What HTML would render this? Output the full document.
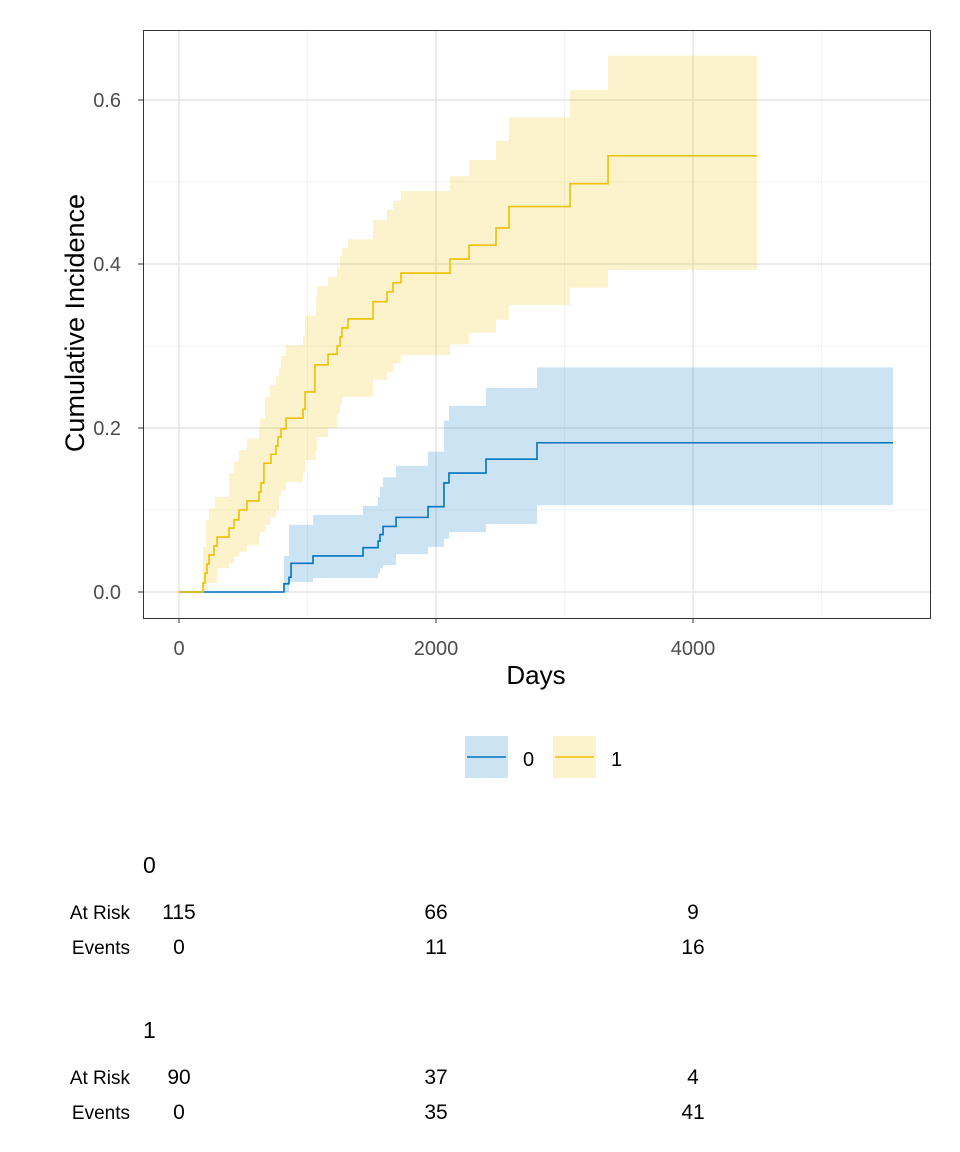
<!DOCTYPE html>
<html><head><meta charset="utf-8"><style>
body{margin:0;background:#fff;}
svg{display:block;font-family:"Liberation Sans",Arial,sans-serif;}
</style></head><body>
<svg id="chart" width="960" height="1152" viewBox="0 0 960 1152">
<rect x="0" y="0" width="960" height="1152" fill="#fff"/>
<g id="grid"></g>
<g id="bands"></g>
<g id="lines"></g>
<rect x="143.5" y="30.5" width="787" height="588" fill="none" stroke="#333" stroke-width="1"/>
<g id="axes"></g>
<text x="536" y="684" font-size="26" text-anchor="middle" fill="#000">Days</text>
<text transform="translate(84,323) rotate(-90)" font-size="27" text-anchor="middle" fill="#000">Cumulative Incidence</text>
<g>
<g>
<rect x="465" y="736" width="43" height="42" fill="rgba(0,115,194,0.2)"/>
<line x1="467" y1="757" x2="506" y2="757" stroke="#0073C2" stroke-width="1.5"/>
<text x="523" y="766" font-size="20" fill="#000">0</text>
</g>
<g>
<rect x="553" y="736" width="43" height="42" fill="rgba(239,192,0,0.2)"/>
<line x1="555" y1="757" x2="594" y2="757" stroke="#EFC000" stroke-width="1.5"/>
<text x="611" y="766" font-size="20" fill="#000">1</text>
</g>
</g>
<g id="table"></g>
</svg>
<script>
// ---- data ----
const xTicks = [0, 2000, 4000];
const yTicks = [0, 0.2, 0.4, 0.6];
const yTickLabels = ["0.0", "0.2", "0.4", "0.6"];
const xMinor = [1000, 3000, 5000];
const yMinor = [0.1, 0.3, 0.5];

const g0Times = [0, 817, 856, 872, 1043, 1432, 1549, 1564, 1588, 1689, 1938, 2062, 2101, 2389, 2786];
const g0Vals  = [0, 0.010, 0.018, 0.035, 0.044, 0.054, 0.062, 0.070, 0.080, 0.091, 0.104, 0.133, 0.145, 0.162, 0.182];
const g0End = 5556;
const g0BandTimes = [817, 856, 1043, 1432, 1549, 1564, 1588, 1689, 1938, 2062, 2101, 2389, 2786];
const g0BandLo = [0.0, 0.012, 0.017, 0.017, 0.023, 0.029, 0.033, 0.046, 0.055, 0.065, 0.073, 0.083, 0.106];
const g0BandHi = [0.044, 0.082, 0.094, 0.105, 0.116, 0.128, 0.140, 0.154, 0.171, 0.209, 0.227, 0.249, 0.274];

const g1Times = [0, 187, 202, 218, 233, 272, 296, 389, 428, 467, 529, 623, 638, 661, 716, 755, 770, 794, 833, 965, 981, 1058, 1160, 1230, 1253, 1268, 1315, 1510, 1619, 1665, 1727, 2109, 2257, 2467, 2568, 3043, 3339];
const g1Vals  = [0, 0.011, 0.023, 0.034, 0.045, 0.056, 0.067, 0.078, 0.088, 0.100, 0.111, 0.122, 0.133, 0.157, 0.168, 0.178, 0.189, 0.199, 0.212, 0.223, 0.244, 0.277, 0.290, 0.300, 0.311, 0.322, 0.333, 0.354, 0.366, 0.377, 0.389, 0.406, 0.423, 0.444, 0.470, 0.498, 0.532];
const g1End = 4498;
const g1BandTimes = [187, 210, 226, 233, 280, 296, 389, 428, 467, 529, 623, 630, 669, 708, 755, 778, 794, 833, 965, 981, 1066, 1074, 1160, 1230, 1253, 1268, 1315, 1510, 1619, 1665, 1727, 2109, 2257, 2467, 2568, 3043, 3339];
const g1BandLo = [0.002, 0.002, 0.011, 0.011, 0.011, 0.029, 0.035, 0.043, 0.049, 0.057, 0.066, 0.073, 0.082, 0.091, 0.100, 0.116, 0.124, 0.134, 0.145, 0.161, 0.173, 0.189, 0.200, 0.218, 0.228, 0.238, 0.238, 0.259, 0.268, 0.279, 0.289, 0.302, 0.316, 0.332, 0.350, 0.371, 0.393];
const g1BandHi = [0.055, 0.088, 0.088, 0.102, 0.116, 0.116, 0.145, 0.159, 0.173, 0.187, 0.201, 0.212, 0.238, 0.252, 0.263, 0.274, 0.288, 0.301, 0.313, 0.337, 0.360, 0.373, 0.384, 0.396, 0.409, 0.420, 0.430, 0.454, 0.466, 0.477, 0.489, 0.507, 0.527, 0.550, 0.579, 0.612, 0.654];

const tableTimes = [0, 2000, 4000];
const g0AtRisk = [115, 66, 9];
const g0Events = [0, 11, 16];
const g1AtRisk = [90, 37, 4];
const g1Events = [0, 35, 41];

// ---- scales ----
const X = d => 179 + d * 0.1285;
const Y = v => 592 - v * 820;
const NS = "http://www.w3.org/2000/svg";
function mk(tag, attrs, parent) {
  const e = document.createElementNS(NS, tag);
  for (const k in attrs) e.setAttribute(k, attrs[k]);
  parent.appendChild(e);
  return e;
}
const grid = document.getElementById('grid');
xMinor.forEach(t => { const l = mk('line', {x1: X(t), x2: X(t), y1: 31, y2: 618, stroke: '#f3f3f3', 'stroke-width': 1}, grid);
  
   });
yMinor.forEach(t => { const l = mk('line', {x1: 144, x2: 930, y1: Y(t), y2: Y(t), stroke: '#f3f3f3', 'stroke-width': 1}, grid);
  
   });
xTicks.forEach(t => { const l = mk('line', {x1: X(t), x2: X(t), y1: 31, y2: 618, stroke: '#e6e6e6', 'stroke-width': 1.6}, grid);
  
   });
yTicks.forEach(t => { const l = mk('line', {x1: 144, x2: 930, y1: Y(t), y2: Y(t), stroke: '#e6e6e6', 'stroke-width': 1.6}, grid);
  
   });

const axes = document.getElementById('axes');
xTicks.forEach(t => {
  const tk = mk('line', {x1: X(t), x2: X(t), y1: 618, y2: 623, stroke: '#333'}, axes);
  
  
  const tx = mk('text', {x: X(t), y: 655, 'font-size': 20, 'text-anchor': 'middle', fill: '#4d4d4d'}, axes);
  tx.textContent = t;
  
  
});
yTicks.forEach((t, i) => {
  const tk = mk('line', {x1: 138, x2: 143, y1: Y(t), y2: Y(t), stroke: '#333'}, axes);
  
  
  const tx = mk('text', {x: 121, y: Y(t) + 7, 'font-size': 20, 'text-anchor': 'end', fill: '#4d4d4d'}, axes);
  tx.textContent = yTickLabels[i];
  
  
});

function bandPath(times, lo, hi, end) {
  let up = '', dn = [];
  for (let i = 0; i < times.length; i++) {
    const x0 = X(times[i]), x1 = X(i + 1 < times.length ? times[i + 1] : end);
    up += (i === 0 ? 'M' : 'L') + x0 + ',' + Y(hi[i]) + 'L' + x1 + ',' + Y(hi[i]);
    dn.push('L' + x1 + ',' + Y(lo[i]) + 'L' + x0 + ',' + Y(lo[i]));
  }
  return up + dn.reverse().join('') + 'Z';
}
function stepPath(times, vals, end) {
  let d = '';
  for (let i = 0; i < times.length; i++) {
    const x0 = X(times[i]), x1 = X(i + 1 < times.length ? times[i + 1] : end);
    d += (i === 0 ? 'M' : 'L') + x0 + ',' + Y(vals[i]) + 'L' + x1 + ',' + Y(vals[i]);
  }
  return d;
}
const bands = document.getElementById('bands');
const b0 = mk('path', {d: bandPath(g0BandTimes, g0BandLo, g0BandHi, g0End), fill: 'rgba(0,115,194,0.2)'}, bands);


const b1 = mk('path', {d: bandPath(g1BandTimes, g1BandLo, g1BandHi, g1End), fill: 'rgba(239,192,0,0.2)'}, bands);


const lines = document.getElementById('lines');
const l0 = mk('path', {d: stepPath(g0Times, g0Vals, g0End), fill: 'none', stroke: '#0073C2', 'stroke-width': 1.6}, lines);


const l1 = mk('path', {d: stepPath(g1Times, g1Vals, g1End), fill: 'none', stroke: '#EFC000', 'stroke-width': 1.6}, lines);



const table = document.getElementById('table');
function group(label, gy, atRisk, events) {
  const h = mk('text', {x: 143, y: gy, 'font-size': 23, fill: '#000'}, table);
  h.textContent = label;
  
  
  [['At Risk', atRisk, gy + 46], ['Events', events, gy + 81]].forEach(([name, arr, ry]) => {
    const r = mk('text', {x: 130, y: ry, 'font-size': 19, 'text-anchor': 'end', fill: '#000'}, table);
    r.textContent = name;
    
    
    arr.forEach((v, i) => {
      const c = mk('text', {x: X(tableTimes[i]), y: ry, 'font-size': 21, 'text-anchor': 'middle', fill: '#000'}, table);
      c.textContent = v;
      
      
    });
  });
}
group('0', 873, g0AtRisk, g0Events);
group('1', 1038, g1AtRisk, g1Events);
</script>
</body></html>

--

--- Prompt ---
Could the lines from the top of the material through the line with "const yMinor = [0.1, 0.3, 0.5];" be repeated exactly, pictures left out?

--- Completed exercise ---
What HTML would render this? Output the full document.
<!DOCTYPE html>
<html><head><meta charset="utf-8"><style>
body{margin:0;background:#fff;}
svg{display:block;font-family:"Liberation Sans",Arial,sans-serif;}
</style></head><body>
<svg id="chart" width="960" height="1152" viewBox="0 0 960 1152">
<rect x="0" y="0" width="960" height="1152" fill="#fff"/>
<g id="grid"></g>
<g id="bands"></g>
<g id="lines"></g>
<rect x="143.5" y="30.5" width="787" height="588" fill="none" stroke="#333" stroke-width="1"/>
<g id="axes"></g>
<text x="536" y="684" font-size="26" text-anchor="middle" fill="#000">Days</text>
<text transform="translate(84,323) rotate(-90)" font-size="27" text-anchor="middle" fill="#000">Cumulative Incidence</text>
<g>
<g>
<rect x="465" y="736" width="43" height="42" fill="rgba(0,115,194,0.2)"/>
<line x1="467" y1="757" x2="506" y2="757" stroke="#0073C2" stroke-width="1.5"/>
<text x="523" y="766" font-size="20" fill="#000">0</text>
</g>
<g>
<rect x="553" y="736" width="43" height="42" fill="rgba(239,192,0,0.2)"/>
<line x1="555" y1="757" x2="594" y2="757" stroke="#EFC000" stroke-width="1.5"/>
<text x="611" y="766" font-size="20" fill="#000">1</text>
</g>
</g>
<g id="table"></g>
</svg>
<script>
// ---- data ----
const xTicks = [0, 2000, 4000];
const yTicks = [0, 0.2, 0.4, 0.6];
const yTickLabels = ["0.0", "0.2", "0.4", "0.6"];
const xMinor = [1000, 3000, 5000];
const yMinor = [0.1, 0.3, 0.5];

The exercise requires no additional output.